Humanity's energy dilemma in three easy charts
For 60 years, BP has been gathering data for its widely respected Statistical Review of World Energy, a yearly compendium of info on global energy use. In 2011, for the first time, it published a forward-looking analysis to go with: the BP Energy Outlook 2030.
The Outlook combines long-term energy trends with educated guesses about the course of economic growth, policy, and technology, resulting in BP’s “judgment of the likely path of global energy markets to 2030.” The document can thus be read as a distillation of what today’s elites expect in the next 20 years. And what they expect is profoundly disturbing.
The basic story is: growth, but not evenly distributed growth. Developed countries are expected to plateau in population and energy demand, but developing countries are expected to grow like gangbusters:
What kind of energy will satisfy all that new demand? While renewables and natural gas are expected to grow faster than ever before, and oil and coal are expected to substantially slow their growth, there will nonetheless be more oil and coal burned in 2030 than in 2011:
Predictably, this growth in fossil fuel consumption will drive growth in greenhouse gas emissions:
See that “Policy Case” in the graph above? That’s what BP sees happening if policymakers get religion on climate change and “a wide range of policy tools are deployed, including putting a price on carbon.” You’ll notice that the Policy Case — BP’s optimistic case — doesn’t even get halfway to what’s necessary to hit 450 parts per million of CO2 in the atmosphere, the official UNFCCC target. Hitting that target would require a policy regime over twice as ambitious as the most ambitious thing BP can realistically see happening. And the latest science strongly indicates that 350 ppm, not 450 ppm, is the safe leve. BP’s people don’t even bother putting that on the chart, it’s so outside the realm of possibility.
This, then, is humanity’s core dilemma: According to the best judgment of our intellectual elites, our current path leads to catastrophe. Yet those elites cannot even envision a scenario in which that catastrophe is avoided. We’re headed for suffering and we have no idea how to avoid it.
You’d think that would raise some alarms among U.S. policymakers. Perhaps even as much alarm as, say, fake deficit concerns. But it’s not. There is quiescence. Quiet. It’s just bizarre.
So what could change our course? I can think of three things:
1. Greater than expected resource constraints, i.e., a big dropoff in oil and coal production. There are, as I’m sure you’re aware, lots of peak-this and peak-that folks out there who say that this is all but inevitable, and that the “official” production numbers of the aforementioned elites are little more than hopeful fantasies. Sharp resource constraints would, perhaps, avoid the worst of climate change, but they would do so mainly by slowing the economy, so it’s not exactly something for which one wants to cheer.

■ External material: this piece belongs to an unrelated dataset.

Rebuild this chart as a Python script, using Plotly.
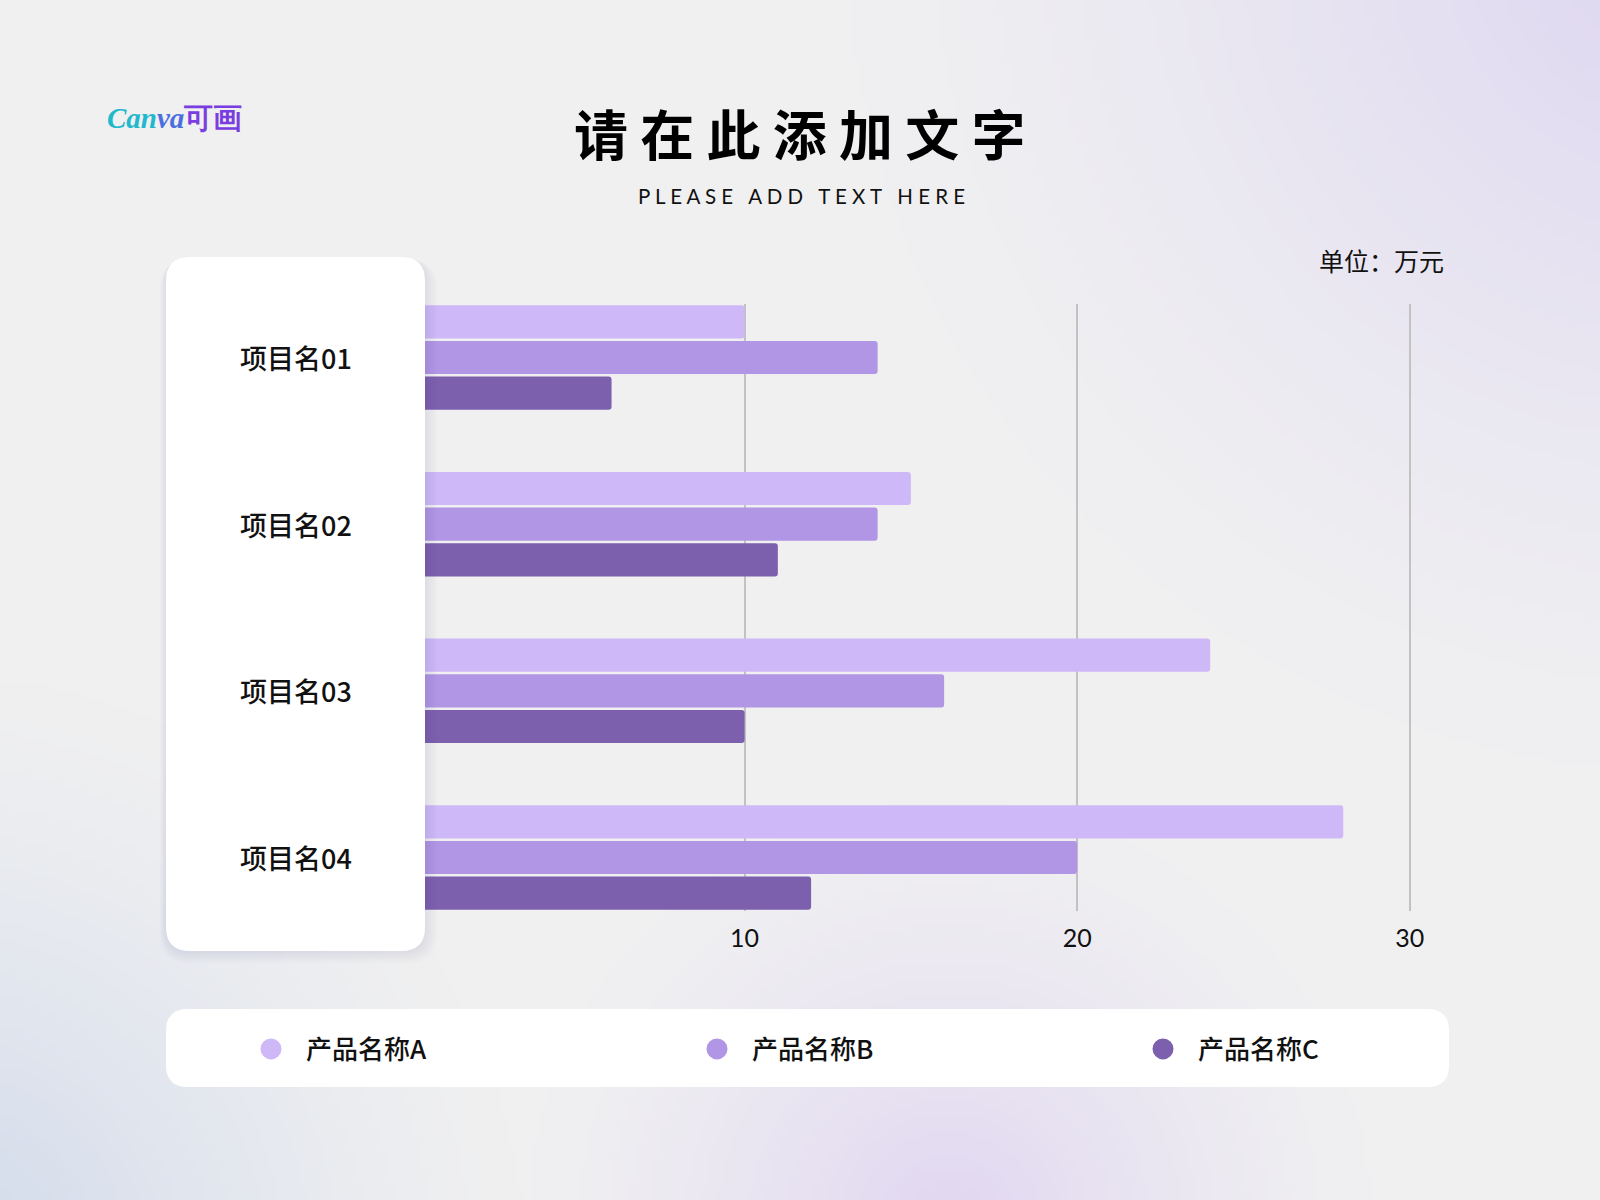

2. A truly radical global shift in policy, perhaps if someone slips MDMA into the water supply in Durban. For example, the Outlook assumes that transportation will continue to be the big driver for oil demand, especially in developing countries, and that “rail, electric vehicles and plug-in hybrids, and the use of compressed natural gas in transport is likely to grow, but without making a material contribution to total transport before 2030.” Presumably, if policymakers wanted, they could devise ways of driving transportation alternatives to market much faster and at much larger scale. Another example: BP expects renewables to have a 10 percent share of the global power market by 2030. There are plans on paper to push that number much higher, if policymakers wanted to use them.
3. Technological breakthroughs, woo! Always the big X-factor in projections like this; it’s impossible to know how fast technology will advance. Of course, we could do things to make it advance faster … but that would require some of that smart policy that seems in such short supply.
Getting close to a safe and prosperous outcome will probably require some of all three. We are cursed, it seems, to live in interesting times.